There is another point that the author's may wish to mention that supports their argument. As they mention, On-α cells are more linear with a high spontaneous firing rate. Depression models rely on there being a change in the average level of synapse activation with contrast. With a linear cell, the average input to the synapse doesn't change much with contrast, and thus a change in the level of depression may not occur. Thus, inhibition from a modulatory pathway may be needed to create contrast adaptation for a more linear cell.

6) Meaning of Divisive Suppression. The authors use the term divisive suppression to apply both to one pathway modulating another (the usual term), and to any change in gain as might occur from synaptic depression. This second use is strange, if that's true, then the finding of divisive suppression isn't new, they have just called gain control something else.

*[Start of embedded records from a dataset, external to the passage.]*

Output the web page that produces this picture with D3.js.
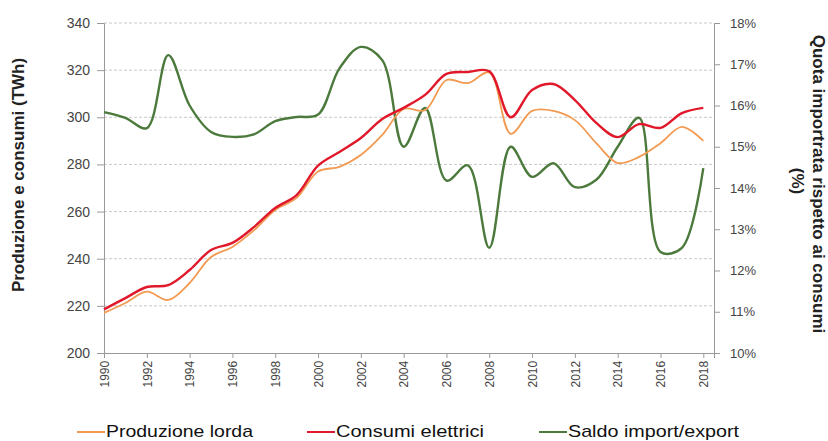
<!DOCTYPE html>
<html>
<head>
<meta charset="utf-8">
<script src="https://cdn.jsdelivr.net/npm/d3@7"></script>
<style>
  body { margin: 0; background: #fff; }
  svg { display: block; font-family: "Liberation Sans", Arial, sans-serif; }
</style>
</head>
<body>
<div class="main"></div>
<script>
// anni e serie
var years = d3.range(1990, 2019);
var produzione = [217, 221.2, 226, 222.5, 229.7, 240.7, 245, 252, 260.7, 265.8,
                  277, 279, 284, 292.5, 303.5, 303, 315.8, 314.5, 319, 293,
                  302.7, 302.7, 298.8, 289, 280.6, 283.2, 289, 295.9, 290];
var consumi = [218.5, 223.3, 228, 228.8, 235.2, 243.7, 246.7, 253.4, 261.5, 267,
               279.5, 285.3, 291.2, 299.3, 304, 309.5, 318.4, 319.2, 319.5, 300,
               311.6, 314.1, 307.3, 297.6, 291.6, 297.1, 295.5, 301.8, 304];
var saldo = [15.84, 15.7, 15.45, 17.22, 16.0, 15.36, 15.24, 15.3, 15.62, 15.72,
             15.78, 16.9, 17.42, 17.1, 15.0, 15.94, 14.18, 14.55, 12.55, 15.0,
             14.27, 14.6, 14.02, 14.2, 15.0, 15.7, 12.45, 12.55, 14.48];
var leftTicks = [200, 220, 240, 260, 280, 300, 320, 340];
var rightTicks = [10, 11, 12, 13, 14, 15, 16, 17, 18];
var xTicks = d3.range(1990, 2019, 2);

var W = 828, H = 441;
var m = {left: 104, right: 114, top: 23, bottom: 88};

var svg = d3.select(".main").append("svg")
    .attr("width", W)
    .attr("height", H);

var x = d3.scaleLinear().domain([1990, 2018.5]).range([m.left, W - m.right]);
var yL = d3.scaleLinear().domain([200, 340]).range([H - m.bottom, m.top]);
var yR = d3.scaleLinear().domain([10, 18]).range([H - m.bottom, m.top]);

// griglia tratteggiata
svg.append("g")
    .selectAll("line")
    .data(leftTicks.slice(1))
    .join("line")
    .attr("x1", m.left).attr("x2", W - m.right)
    .attr("y1", function(d) { return yL(d); })
    .attr("y2", function(d) { return yL(d); })
    .attr("stroke", "#c8c8c8")
    .attr("stroke-dasharray", "3,2");

// assi
var axL = svg.append("g")
    .attr("transform", "translate(" + m.left + ",0)")
    .call(d3.axisLeft(yL).tickValues(leftTicks).tickSize(7).tickPadding(7));
var axR = svg.append("g")
    .attr("transform", "translate(" + (W - m.right) + ",0)")
    .call(d3.axisRight(yR).tickValues(rightTicks).tickSize(6).tickPadding(10)
        .tickFormat(function(d) { return d + "%"; }));
var axX = svg.append("g")
    .attr("transform", "translate(0," + (H - m.bottom) + ")")
    .call(d3.axisBottom(x).tickValues(xTicks).tickSize(5).tickFormat(d3.format("d")));

[axL, axR, axX].forEach(function(a) {
    a.select(".domain").attr("stroke", "#999");
    a.selectAll(".tick line").attr("stroke", "#999");
    a.selectAll("text").attr("fill", "#444");
});
axL.selectAll("text").attr("font-size", 14);
axR.selectAll("text").attr("font-size", 13);
axX.selectAll("text")
    .attr("font-size", 12)
    .attr("transform", "rotate(-90)")
    .attr("text-anchor", "end")
    .attr("dx", "-0.4em")
    .attr("dy", "0.35em")
    .attr("y", 0)
    .attr("x", -3);

// linee
function line(scale) {
    return d3.line()
        .x(function(d, i) { return x(years[i]); })
        .y(function(d) { return scale(d); })
        .curve(d3.curveCatmullRom.alpha(0.5));
}

svg.append("path").datum(saldo)
    .attr("d", line(yR))
    .attr("fill", "none").attr("stroke", "#4c7a3c").attr("stroke-width", 2.4);
svg.append("path").datum(produzione)
    .attr("d", line(yL))
    .attr("fill", "none").attr("stroke", "#f29a52").attr("stroke-width", 1.8);
svg.append("path").datum(consumi)
    .attr("d", line(yL))
    .attr("fill", "none").attr("stroke", "#e0182a").attr("stroke-width", 2.4);

// titoli assi
svg.append("text")
    .attr("transform", "translate(24,175) rotate(-90)")
    .attr("text-anchor", "middle")
    .attr("font-size", 17).attr("font-weight", "bold").attr("fill", "#222")
    .text("Produzione e consumi (TWh)");
svg.append("text")
    .attr("transform", "translate(813,184) rotate(90)")
    .attr("text-anchor", "middle")
    .attr("font-size", 17).attr("font-weight", "bold").attr("fill", "#222")
    .text("Quota importrata rispetto ai consumi");
svg.append("text")
    .attr("transform", "translate(792,181) rotate(90)")
    .attr("text-anchor", "middle")
    .attr("font-size", 17).attr("font-weight", "bold").attr("fill", "#222")
    .text("(%)");

// legenda
var legend = [
    {key: "Produzione lorda", color: "#f29a52", x: 77, w: 147},
    {key: "Consumi elettrici", color: "#e0182a", x: 307, w: 148},
    {key: "Saldo import/export", color: "#4c7a3c", x: 539, w: 171}
];
var lg = svg.append("g").selectAll("g").data(legend).join("g")
    .attr("transform", function(d) { return "translate(" + d.x + ",432)"; });
lg.append("line")
    .attr("x1", 0).attr("x2", 28)
    .attr("stroke", function(d) { return d.color; })
    .attr("stroke-width", 2);
lg.append("text")
    .attr("x", 29).attr("y", 5)
    .attr("font-size", 17)
    .attr("textLength", function(d) { return d.w; })
    .attr("lengthAdjust", "spacingAndGlyphs")
    .attr("fill", "#111")
    .text(function(d) { return d.key; });
</script>
</body>
</html>
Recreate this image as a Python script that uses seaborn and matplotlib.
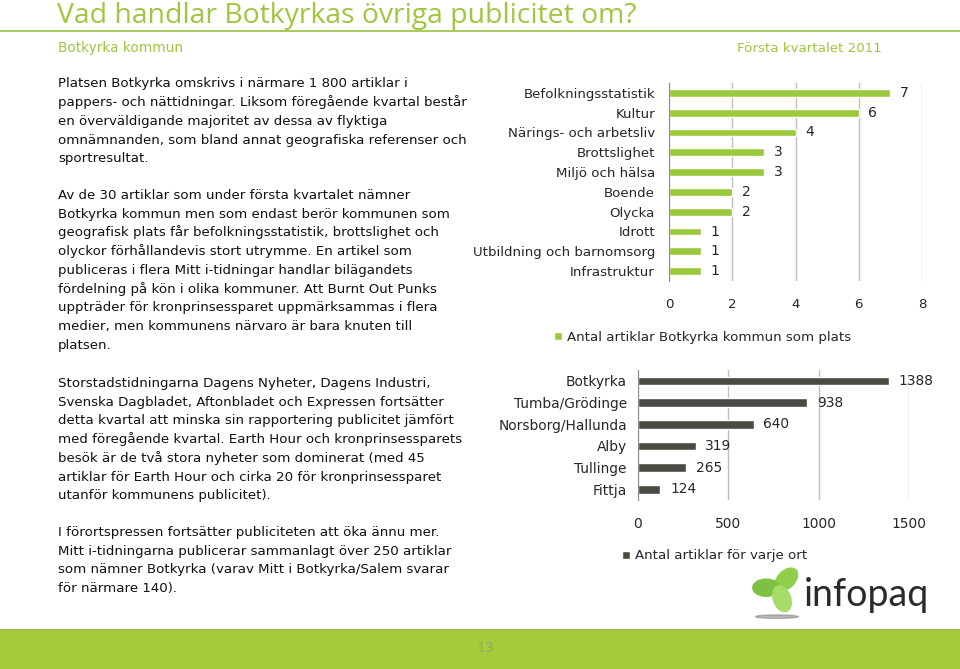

The potential new concept is that the effect is better modeled by one pathway modulating the other. This is actually an old concept, (Victor) and has since been replaced by one where a second pathway is not necessary, namely synaptic depression. But the new result would be that the older concept of modulation works better, especially when one considers the spatial stimulus. To make this comparison and state this conclusion, it makes more sense to restrict 'divisive suppression' to mean modulation, and thus the question becomes one of Suppression vs. Depression, rather than saying depression is one type of suppression.